Pictured are sections of the Thompson Hotel roof. (Special to The Globe)

WORTHINGTON — Repairs to the Thompson Hotel will be costly.

A recent report from Minneapolis consultant Inspec found that most of the hotel’s roof needs to be replaced to fix leaking and other roof-related issues. The total cost would range from $210,600 to $275,400, with an additional $44,000 added if it’s found that extra insulation would be needed to meet contemporary building codes.

Inspec’s John Peterson recommended 21 different repairs, but also said the city of Worthington should replace seven of the roof’s nine sections, each of which have one year or less of service life remaining.

“No extensive repairs will ensure a leak-free roof system for any extended period of time,” Peterson wrote in the report.

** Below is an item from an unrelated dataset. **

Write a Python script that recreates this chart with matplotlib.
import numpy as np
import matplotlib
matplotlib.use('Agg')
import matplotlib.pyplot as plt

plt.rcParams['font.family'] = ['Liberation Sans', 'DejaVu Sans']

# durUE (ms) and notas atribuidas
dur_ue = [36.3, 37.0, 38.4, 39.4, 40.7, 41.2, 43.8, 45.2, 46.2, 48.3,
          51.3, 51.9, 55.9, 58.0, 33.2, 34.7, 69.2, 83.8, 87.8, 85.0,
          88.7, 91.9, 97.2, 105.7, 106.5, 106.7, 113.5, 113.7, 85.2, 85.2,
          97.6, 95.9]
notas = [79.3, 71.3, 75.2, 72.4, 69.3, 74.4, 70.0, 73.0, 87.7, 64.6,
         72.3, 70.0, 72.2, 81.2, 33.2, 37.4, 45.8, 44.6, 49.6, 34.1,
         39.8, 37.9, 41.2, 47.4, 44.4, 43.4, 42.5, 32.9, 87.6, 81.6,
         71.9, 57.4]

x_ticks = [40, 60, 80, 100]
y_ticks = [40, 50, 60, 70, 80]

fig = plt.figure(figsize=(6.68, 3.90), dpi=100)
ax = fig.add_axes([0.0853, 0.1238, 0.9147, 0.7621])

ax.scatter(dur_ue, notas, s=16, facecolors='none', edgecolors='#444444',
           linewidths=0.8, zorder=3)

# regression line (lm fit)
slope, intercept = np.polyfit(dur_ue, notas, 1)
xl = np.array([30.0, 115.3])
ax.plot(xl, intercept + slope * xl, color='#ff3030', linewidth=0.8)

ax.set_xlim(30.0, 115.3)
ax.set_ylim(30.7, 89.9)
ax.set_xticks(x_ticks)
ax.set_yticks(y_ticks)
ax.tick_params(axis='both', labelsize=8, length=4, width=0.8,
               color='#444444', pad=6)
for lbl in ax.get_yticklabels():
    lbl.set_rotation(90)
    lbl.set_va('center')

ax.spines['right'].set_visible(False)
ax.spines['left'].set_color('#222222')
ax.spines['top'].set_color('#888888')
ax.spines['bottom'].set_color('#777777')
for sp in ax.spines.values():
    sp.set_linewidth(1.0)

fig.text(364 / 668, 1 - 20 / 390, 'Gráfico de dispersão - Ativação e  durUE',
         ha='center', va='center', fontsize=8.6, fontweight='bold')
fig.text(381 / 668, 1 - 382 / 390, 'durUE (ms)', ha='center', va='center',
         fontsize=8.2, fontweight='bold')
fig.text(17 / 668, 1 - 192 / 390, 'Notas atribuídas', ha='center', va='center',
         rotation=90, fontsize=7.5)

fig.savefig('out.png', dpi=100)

That’s just for the roof. Peterson said the building has a number of wall stabilization issues that need to be addressed prior to — or in conjunction with — the roof replacement at an estimated cost of $100,000.

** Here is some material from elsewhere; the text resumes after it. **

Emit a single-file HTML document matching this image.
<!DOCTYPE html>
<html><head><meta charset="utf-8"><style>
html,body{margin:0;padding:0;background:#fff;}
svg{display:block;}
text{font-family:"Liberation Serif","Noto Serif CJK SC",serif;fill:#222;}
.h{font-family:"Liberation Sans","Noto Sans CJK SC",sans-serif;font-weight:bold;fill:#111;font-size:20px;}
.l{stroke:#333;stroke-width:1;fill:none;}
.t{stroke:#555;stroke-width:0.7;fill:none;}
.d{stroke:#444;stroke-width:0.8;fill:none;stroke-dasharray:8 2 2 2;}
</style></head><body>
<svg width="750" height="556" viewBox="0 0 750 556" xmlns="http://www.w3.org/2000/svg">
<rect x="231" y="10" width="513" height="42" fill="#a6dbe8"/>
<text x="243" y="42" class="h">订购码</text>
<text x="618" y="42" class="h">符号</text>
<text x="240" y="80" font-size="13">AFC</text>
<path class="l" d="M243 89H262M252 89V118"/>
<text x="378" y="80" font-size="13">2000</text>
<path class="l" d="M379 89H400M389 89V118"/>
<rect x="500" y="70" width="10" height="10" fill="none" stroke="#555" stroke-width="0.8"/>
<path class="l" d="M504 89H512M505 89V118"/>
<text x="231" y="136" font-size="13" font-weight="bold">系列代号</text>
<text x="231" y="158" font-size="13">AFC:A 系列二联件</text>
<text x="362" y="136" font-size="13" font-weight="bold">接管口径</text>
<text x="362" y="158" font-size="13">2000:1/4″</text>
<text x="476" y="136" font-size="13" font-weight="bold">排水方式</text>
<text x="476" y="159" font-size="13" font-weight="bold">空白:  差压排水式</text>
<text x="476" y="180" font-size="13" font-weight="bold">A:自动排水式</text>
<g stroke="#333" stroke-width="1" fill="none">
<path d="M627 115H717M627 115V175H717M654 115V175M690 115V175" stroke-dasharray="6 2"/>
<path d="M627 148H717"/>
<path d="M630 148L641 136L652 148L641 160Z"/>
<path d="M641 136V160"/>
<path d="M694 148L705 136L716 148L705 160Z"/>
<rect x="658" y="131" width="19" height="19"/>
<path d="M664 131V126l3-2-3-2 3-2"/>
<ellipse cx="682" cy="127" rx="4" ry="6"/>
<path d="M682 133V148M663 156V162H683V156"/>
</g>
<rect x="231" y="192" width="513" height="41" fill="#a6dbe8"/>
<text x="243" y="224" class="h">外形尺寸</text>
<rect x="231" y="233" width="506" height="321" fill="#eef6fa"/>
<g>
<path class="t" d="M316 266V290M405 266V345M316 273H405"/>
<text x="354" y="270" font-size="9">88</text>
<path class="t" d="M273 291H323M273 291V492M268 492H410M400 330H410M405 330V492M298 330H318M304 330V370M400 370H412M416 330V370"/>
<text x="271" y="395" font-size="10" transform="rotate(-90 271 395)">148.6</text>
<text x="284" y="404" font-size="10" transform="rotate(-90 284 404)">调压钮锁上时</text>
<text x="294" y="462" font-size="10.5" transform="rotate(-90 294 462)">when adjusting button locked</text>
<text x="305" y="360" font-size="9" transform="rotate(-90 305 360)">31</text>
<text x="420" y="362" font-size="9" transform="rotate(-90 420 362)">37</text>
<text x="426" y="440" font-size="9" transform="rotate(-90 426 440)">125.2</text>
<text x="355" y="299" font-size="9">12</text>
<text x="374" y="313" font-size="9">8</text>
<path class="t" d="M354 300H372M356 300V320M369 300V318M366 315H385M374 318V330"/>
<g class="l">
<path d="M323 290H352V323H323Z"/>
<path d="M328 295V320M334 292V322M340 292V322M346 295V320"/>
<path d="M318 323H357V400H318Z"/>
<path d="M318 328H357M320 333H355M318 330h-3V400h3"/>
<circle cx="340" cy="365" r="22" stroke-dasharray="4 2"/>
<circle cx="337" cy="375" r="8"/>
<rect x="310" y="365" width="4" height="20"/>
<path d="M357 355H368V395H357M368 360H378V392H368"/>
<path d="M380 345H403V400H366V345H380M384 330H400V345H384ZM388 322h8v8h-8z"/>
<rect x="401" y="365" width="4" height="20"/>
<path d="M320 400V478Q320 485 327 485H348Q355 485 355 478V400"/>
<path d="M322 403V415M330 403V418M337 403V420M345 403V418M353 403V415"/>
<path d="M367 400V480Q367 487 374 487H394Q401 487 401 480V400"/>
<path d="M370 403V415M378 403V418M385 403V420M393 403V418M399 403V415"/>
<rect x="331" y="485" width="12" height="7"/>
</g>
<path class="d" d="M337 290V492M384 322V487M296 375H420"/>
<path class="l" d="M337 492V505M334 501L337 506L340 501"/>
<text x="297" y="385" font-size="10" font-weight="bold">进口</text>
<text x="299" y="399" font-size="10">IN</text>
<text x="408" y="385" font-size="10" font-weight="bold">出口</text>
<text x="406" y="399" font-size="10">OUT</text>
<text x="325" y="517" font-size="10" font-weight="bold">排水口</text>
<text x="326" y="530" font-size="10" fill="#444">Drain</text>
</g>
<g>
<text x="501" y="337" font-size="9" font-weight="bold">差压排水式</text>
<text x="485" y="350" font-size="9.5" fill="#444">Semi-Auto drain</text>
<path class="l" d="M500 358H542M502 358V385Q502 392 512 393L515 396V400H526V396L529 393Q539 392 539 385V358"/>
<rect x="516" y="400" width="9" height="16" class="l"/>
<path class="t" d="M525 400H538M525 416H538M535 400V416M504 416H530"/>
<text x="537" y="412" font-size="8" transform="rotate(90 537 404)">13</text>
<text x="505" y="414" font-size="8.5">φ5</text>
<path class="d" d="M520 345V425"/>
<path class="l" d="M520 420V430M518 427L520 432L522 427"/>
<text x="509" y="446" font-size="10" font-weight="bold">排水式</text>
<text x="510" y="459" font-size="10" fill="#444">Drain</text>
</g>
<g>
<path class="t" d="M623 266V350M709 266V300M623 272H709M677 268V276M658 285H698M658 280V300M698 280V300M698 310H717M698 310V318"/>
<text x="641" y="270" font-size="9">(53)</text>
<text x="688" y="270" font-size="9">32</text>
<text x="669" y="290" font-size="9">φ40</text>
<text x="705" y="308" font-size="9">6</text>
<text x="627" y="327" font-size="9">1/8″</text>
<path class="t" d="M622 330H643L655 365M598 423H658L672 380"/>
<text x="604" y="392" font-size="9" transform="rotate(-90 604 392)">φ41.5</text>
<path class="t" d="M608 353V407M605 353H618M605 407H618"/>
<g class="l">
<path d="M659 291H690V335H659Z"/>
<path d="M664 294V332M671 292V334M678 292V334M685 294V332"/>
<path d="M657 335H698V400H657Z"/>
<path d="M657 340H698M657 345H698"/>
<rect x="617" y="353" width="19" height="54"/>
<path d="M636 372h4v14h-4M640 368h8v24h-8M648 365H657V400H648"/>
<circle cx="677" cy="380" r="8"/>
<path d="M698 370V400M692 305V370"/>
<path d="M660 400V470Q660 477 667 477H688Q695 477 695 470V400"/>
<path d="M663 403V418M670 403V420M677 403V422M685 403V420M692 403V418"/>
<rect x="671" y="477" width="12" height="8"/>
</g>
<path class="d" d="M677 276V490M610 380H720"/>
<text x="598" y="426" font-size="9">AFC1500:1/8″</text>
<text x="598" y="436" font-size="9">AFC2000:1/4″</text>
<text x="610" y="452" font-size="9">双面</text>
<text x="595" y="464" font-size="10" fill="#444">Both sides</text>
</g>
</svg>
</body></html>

Addressed the building’s mold issues and remaining pests would bring on even more costs. The cost of the work could be assessed back to the property owners, but at this point it’s unclear if that cost would be able to be paid back.

Jason Brisson, community and economic development director, noted during Monday’s Worthington City Council meeting that it might take a long time for the city to get its money back, if it even got repaid at all. Also complicating the matter is the fact that Wells Fargo is the mortgage holder for the building, leading council members to wonder if foreclosure is a possibility.

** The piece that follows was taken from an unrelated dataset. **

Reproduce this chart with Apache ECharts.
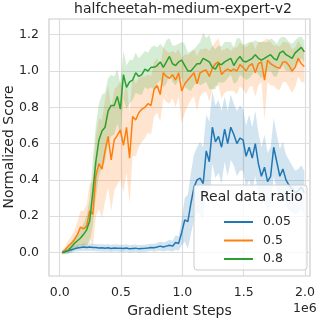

“If the high assessment would force the the owners into bankruptcy or foreclosure, or something of that matter, it’s hard to say how that would play out,” Brisson said.

However, that possibility, and the large cost to replace sections of the roof, did not deter council members. The council directed the city to get bids for roof reconstruction in hopes of getting work done this year.

“We have reports from our law enforcement and from our building officials to say that it’s unsafe unsanitary conditions,” said councilman Alan Oberloh. “So, we would not be good stewards trying to help the people out there if we did nothing.”

Council members all but ruled out the idea of demolishing the building. Besides the many businesses it hosts, City Administrator Steve Robinson noted that the 39-unit apartment building has a lot of value, as it costs at least $115,000 to build a single apartment unit.  

“It would cost $4.5 million to replace what’s there, so whatever investment is made, keep that in relation to what it would cost to replace those 39 units,” he said.

“Keep in mind these are not normal-sized units,” added councilman Mike Harmon.